• **Set task**:
Read the listing below and copy out every line that holds "document".

• **Records shown**:
## begin

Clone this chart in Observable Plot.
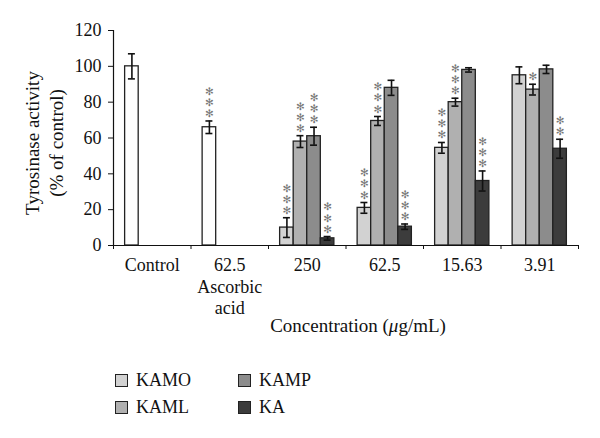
<!DOCTYPE html>
<html><head><meta charset="utf-8">
<script src="https://cdn.jsdelivr.net/npm/d3@7"></script>
<script src="https://cdn.jsdelivr.net/npm/@observablehq/plot@0.6"></script>
<style>
body{margin:0;background:#fff;font-family:"Liberation Serif",serif;}
#legend{display:grid;grid-template-columns:123px 123px;grid-template-rows:27px 27px;grid-auto-flow:column;margin:22px 0 0 115px;font-size:18px;color:#111}
.item{display:flex;align-items:center}
.sw{width:11px;height:11px;border:1px solid #222;margin-right:8px}
</style></head><body><div id="chart"></div><div id="legend"></div>
<script>
const categoryLabels = ["Control", "62.5\nAscorbic\nacid", "250", "62.5", "15.63", "3.91"];
const seriesNames = ["KAMO", "KAML", "KAMP", "KA"];
const seriesColors = ["#d2d2d2", "#b0b0b0", "#8c8c8c", "#3c3c3c"];

const referenceValues = [100, 66];
const referenceErrors = [7, 3.5];
const referenceStars = [0, 3];

const kamoValues = [10, 21, 54.5, 95];
const kamoErrors = [5.5, 3, 3, 4.7];
const kamoStars = [3, 3, 3, 0];
const kamlValues = [58, 69.5, 80, 87];
const kamlErrors = [3.3, 2.5, 2.2, 3];
const kamlStars = [3, 3, 3, 1];
const kampValues = [61, 88, 98, 98.3];
const kampErrors = [5, 4.2, 1.2, 2.3];
const kampStars = [3, 0, 0, 0];
const kaValues = [4, 10.5, 36, 54];
const kaErrors = [1, 1.5, 5.6, 5.3];
const kaStars = [3, 3, 3, 2];

const seriesData = [
  {values: kamoValues, errors: kamoErrors, stars: kamoStars},
  {values: kamlValues, errors: kamlErrors, stars: kamlStars},
  {values: kampValues, errors: kampErrors, stars: kampStars},
  {values: kaValues, errors: kaErrors, stars: kaStars}
];

const rows = [];
referenceValues.forEach((v, i) => rows.push({cat: i, slot: 0, group: "Reference", value: v, err: referenceErrors[i], stars: referenceStars[i]}));
seriesData.forEach((s, j) => s.values.forEach((v, i) => rows.push({cat: i + 2, slot: j, group: seriesNames[j], value: v, err: s.errors[i], stars: s.stars[i]})));

const groupSpan = 0.7, barW = groupSpan / 4, capW = 0.045;
const center = d => d.cat + 0.5 + (d.slot - 1.5) * barW;

const chart = Plot.plot({
  width: 600, height: 345,
  marginLeft: 113, marginRight: 22, marginTop: 30, marginBottom: 100,
  style: {fontFamily: "Liberation Serif", fontSize: "18px", color: "#111", background: "white"},
  x: {type: "linear", domain: [0, 6]},
  y: {domain: [0, 120]},
  color: {domain: [...seriesNames, "Reference"], range: [...seriesColors, "#ffffff"]},
  marks: [
    Plot.rectY(rows, {x1: d => center(d) - barW / 2, x2: d => center(d) + barW / 2, y1: 0, y2: "value", fill: "group", stroke: "#222", strokeWidth: 1.3}),
    Plot.ruleX(rows, {x: center, y1: d => d.value - d.err, y2: d => d.value + d.err, stroke: "#111", strokeWidth: 1.6}),
    Plot.ruleY(rows, {y: d => d.value - d.err, x1: d => center(d) - capW, x2: d => center(d) + capW, stroke: "#111", strokeWidth: 1.6}),
    Plot.ruleY(rows, {y: d => d.value + d.err, x1: d => center(d) - capW, x2: d => center(d) + capW, stroke: "#111", strokeWidth: 1.6}),
    Plot.text(rows.filter(d => d.stars > 0), {x: center, y: d => d.value + d.err, text: d => Array(d.stars).fill("✻").join("\n"), lineAnchor: "bottom", lineHeight: 1.05, fontSize: 10.5, fontFamily: "DejaVu Sans", fill: "#777", dy: -4}),
    Plot.ruleX([0], {stroke: "#111", strokeWidth: 1.2}),
    Plot.ruleY([0], {stroke: "#111", strokeWidth: 1.2}),
    Plot.axisY({ticks: d3.range(0, 121, 20), tickSize: 5, tickPadding: 7, label: null}),
    Plot.axisX({ticks: d3.range(0, 7), tickSize: 4, tickFormat: () => "", label: null}),
    Plot.axisX({ticks: d3.range(0.5, 6, 1), tickSize: 0, tickPadding: 11, tickFormat: d => categoryLabels[Math.floor(d)], lineHeight: 1.17, label: null}),
    Plot.text(["Tyrosinase activity\n(% of control)"], {frameAnchor: "left", textAnchor: "middle", rotate: -90, dx: -70, dy: 5, lineHeight: 1.25, fontSize: 19}),
    Plot.text(["Concentration (μg/mL)"], {frameAnchor: "bottom", dx: 12, dy: 86, fontSize: 19})
  ]
});
document.getElementById("chart").appendChild(chart);

d3.select(chart).selectAll("text").each(function() {
  if (this.textContent === "Concentration (μg/mL)") {
    this.innerHTML = 'Concentration (<tspan font-style="italic">μ</tspan>g/mL)';
  }
});

const legend = d3.select("#legend");
seriesNames.forEach((name, i) => {
  const item = legend.append("div").attr("class", "item");
  item.append("div").attr("class", "sw").style("background", seriesColors[i]);
  item.append("span").text(name);
});
</script></body></html>
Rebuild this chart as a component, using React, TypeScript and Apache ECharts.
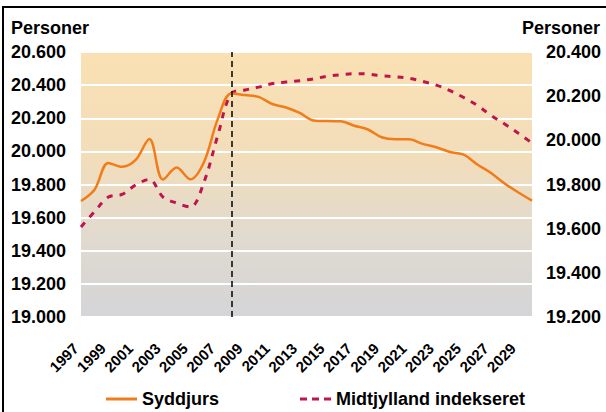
import React, { useEffect, useRef } from "react";
import * as echarts from "echarts";

const years = [
  "1997", "1998", "1999", "2000", "2001", "2002", "2003", "2004", "2005", "2006",
  "2007", "2008", "2009", "2010", "2011", "2012", "2013", "2014", "2015", "2016",
  "2017", "2018", "2019", "2020", "2021", "2022", "2023", "2024", "2025", "2026",
  "2027", "2028", "2029", "2030",
];

const syddjurs = [
  19700, 19770, 19930, 19907, 19948, 20075, 19830, 19902, 19831, 19936,
  20193, 20350, 20340, 20329, 20286, 20265, 20232, 20187, 20183, 20182,
  20155, 20132, 20085, 20073, 20073, 20045, 20025, 19996, 19980, 19921,
  19870, 19806, 19752, 19703,
];

const midtjylland = [
  19608, 19678, 19743, 19755, 19798, 19823, 19743, 19716, 19698, 19811,
  20020, 20212, 20228, 20241, 20257, 20264, 20270, 20278, 20290, 20297,
  20302, 20300, 20292, 20288, 20281, 20267, 20250, 20225, 20194, 20158,
  20113, 20074, 20032, 19988,
];

const seriesNames = ["Syddjurs", "Midtjylland indekseret"];
const axisTitle = "Personer";
const markerYear = "2008";

const FONT = "'Liberation Sans', Arial, sans-serif";
const ORANGE = "#F07D1A";
const CRIMSON = "#C0144C";

function fmt(v: number): string {
  const th = Math.floor(v / 1000);
  const rest = String(Math.round(v % 1000)).padStart(3, "0");
  return th + "." + rest;
}

export default function App() {
  const ref = useRef<HTMLDivElement>(null);
  useEffect(() => {
    if (!ref.current) return;
    const chart = echarts.init(ref.current, null, { renderer: "svg" });
    const labelStyle = {
      color: "#000",
      fontFamily: FONT,
      fontWeight: "bold" as const,
      fontSize: 18,
    };
    chart.setOption({
      animation: false,
      backgroundColor: "#fff",
      grid: {
        left: 81,
        right: 74,
        top: 52,
        bottom: 95,
        show: true,
        borderWidth: 0,
        outerBoundsMode: "none",
        backgroundColor: new echarts.graphic.LinearGradient(0, 0, 0, 1, [
          { offset: 0, color: "#FAE1B3" },
          { offset: 0.4, color: "#F2DDBB" },
          { offset: 0.7, color: "#E0DACF" },
          { offset: 1, color: "#D4D5D8" },
        ]),
      },
      graphic: [
        {
          type: "rect",
          shape: { x: 3, y: 7, width: 700, height: 500 },
          style: { fill: "none", stroke: "#000", lineWidth: 2 },
          silent: true,
        },
        {
          type: "text",
          left: 11,
          top: 19,
          style: { text: axisTitle, fill: "#000", font: `bold 18px ${FONT}` },
        },
        {
          type: "text",
          right: 6,
          top: 19,
          style: { text: axisTitle, fill: "#000", font: `bold 18px ${FONT}`, textAlign: "right" },
        },
      ],
      legend: {
        left: 106,
        top: 390,
        padding: 0,
        itemWidth: 31,
        itemHeight: 3,
        itemGap: 81,
        textStyle: { ...labelStyle, lineHeight: 18 },
        data: [
          { name: seriesNames[0], icon: "rect", itemStyle: { color: ORANGE } },
          {
            name: seriesNames[1],
            icon: "path://M0,0h7v3h-7z M12,0h7v3h-7z M24,0h7v3h-7z",
            itemStyle: { color: CRIMSON },
          },
        ],
      },
      xAxis: {
        type: "category",
        data: years,
        boundaryGap: false,
        axisLine: { show: false },
        axisTick: { show: false },
        splitLine: { show: false },
        axisLabel: {
          interval: 1,
          rotate: 45,
          align: "right",
          verticalAlign: "bottom",
          margin: 34,
          color: "#000",
          fontFamily: FONT,
          fontWeight: "bold",
          fontSize: 15,
        },
      },
      yAxis: [
        {
          type: "value",
          min: 19000,
          max: 20600,
          interval: 200,
          axisLine: { show: false },
          axisTick: { show: false },
          splitLine: { show: true, lineStyle: { color: "#FFFFFF", width: 2 } },
          axisLabel: { ...labelStyle, margin: 15, formatter: fmt },
        },
        {
          type: "value",
          min: 19200,
          max: 20400,
          interval: 200,
          position: "right",
          axisLine: { show: false },
          axisTick: { show: false },
          splitLine: { show: false },
          axisLabel: { ...labelStyle, margin: 14, formatter: fmt },
        },
      ],
      series: [
        {
          name: seriesNames[0],
          type: "line",
          data: syddjurs,
          yAxisIndex: 0,
          symbol: "none",
          smooth: 0.35,
          lineStyle: { color: ORANGE, width: 2.5 },
          itemStyle: { color: ORANGE },
          z: 3,
          markLine: {
            silent: true,
            symbol: "none",
            label: { show: false },
            lineStyle: { color: "#000", type: [6, 4], width: 1.5 },
            data: [{ xAxis: markerYear }],
          },
        },
        {
          name: seriesNames[1],
          type: "line",
          data: midtjylland,
          yAxisIndex: 1,
          symbol: "none",
          smooth: 0.35,
          lineStyle: { color: CRIMSON, width: 3, type: [6, 7] },
          itemStyle: { color: CRIMSON },
          z: 2,
        },
      ],
    });
    return () => chart.dispose();
  }, []);
  return (
    <div
      ref={ref}
      style={{ position: "fixed", left: 0, top: 0, width: 606, height: 412 }}
    />
  );
}
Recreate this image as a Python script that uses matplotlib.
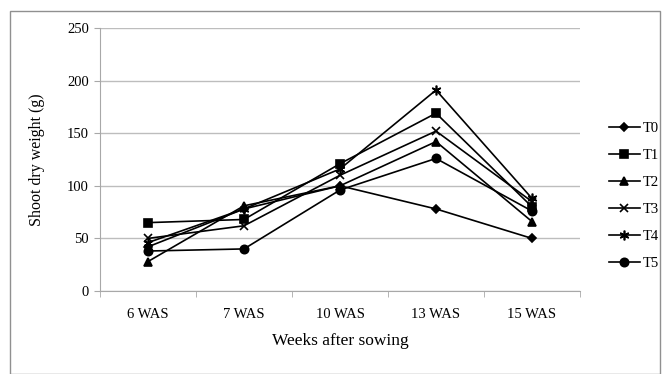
import numpy as np
import matplotlib.pyplot as plt
from matplotlib.patches import Rectangle

weeks = ["6 WAS", "7 WAS", "10 WAS", "13 WAS", "15 WAS"]
T0 = [42, 78, 100, 78, 50]
T1 = [65, 68, 121, 169, 80]
T2 = [28, 81, 100, 142, 66]
T3 = [50, 62, 110, 152, 85]
T4 = [46, 78, 116, 191, 88]
T5 = [38, 40, 96, 126, 76]
names = ["T0", "T1", "T2", "T3", "T4", "T5"]
markers = ["D", "s", "^", "x", (6, 2, 0), "o"]
sizes = [4.5, 6, 6, 6, 7, 6]

plt.rcParams['font.family'] = ['Liberation Serif', 'DejaVu Serif']

fig = plt.figure(figsize=(6.67, 3.74), dpi=100)
ax = fig.add_axes([100/667, 1-291/374, 480/667, 263/374])

x = np.arange(len(weeks))
for name, vals, m, s in zip(names, [T0, T1, T2, T3, T4, T5], markers, sizes):
    ax.plot(x, vals, color='black', lw=1.2, marker=m, ms=s, mew=1.2, label=name)

ax.set_xlim(-0.5, 4.5)
ax.set_ylim(0, 250)
ax.set_yticks(np.arange(0, 251, 50))
ax.set_xticks(x)
ax.set_xticklabels(weeks)
ax.set_xticks(np.arange(-0.5, 4.6, 1), minor=True)
ax.tick_params(axis='x', which='major', length=0, pad=12, labelsize=10.5)
ax.tick_params(axis='x', which='minor', length=4, color='#a8a8a8')
ax.tick_params(axis='y', length=4, color='#a8a8a8', labelsize=10.5, pad=4)
ax.grid(axis='y', color='#bdbdbd', lw=1)
ax.set_axisbelow(True)
for sp in ['top', 'right']:
    ax.spines[sp].set_visible(False)
for sp in ['left', 'bottom']:
    ax.spines[sp].set_color('#a8a8a8')

ax.set_ylabel("Shoot dry weight (g)", fontsize=11.5, labelpad=16)
ax.set_xlabel("Weeks after sowing", fontsize=12.5, labelpad=9)

ax.legend(loc='center left', bbox_to_anchor=(596/667, 1-196/374), bbox_transform=fig.transFigure,
          frameon=False, fontsize=10.5, handlelength=2.1, handletextpad=0.2, labelspacing=0.95)

fig.patches.append(Rectangle((10/667, 0.0), 650/667, 1-11/374, transform=fig.transFigure,
                             fill=False, edgecolor='#909090', lw=1))

fig.savefig('out.png', dpi=100)
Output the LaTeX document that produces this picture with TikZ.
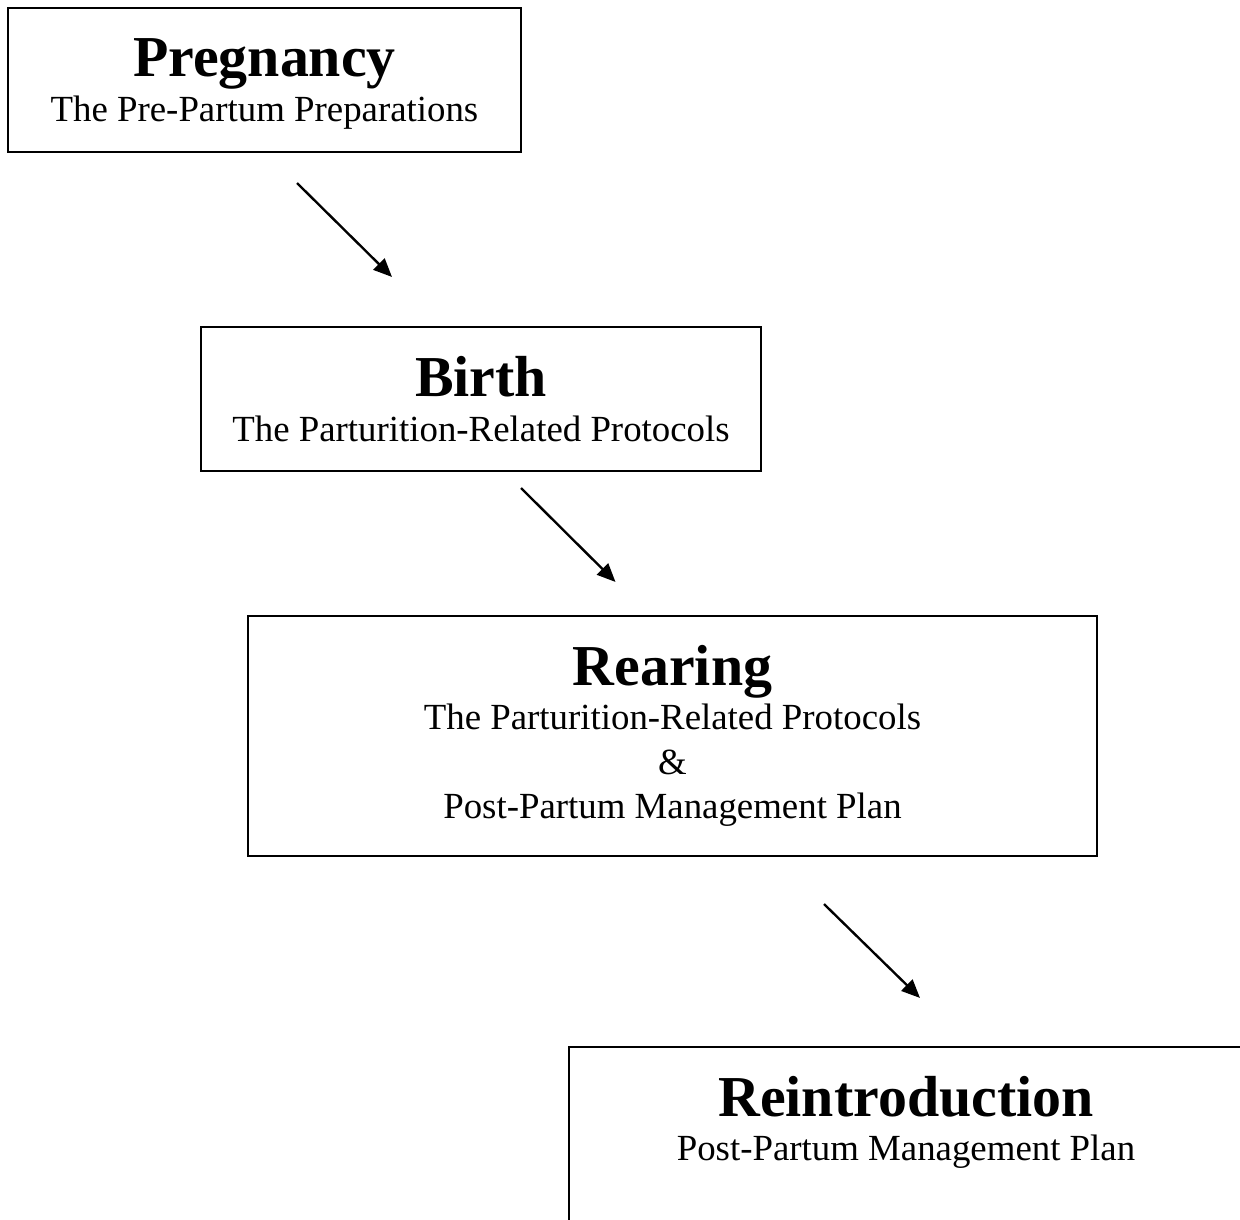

## end

• **Exercise response**:
document.getElementById("chart").appendChild(chart);
Output the LaTeX document that produces this picture with TikZ.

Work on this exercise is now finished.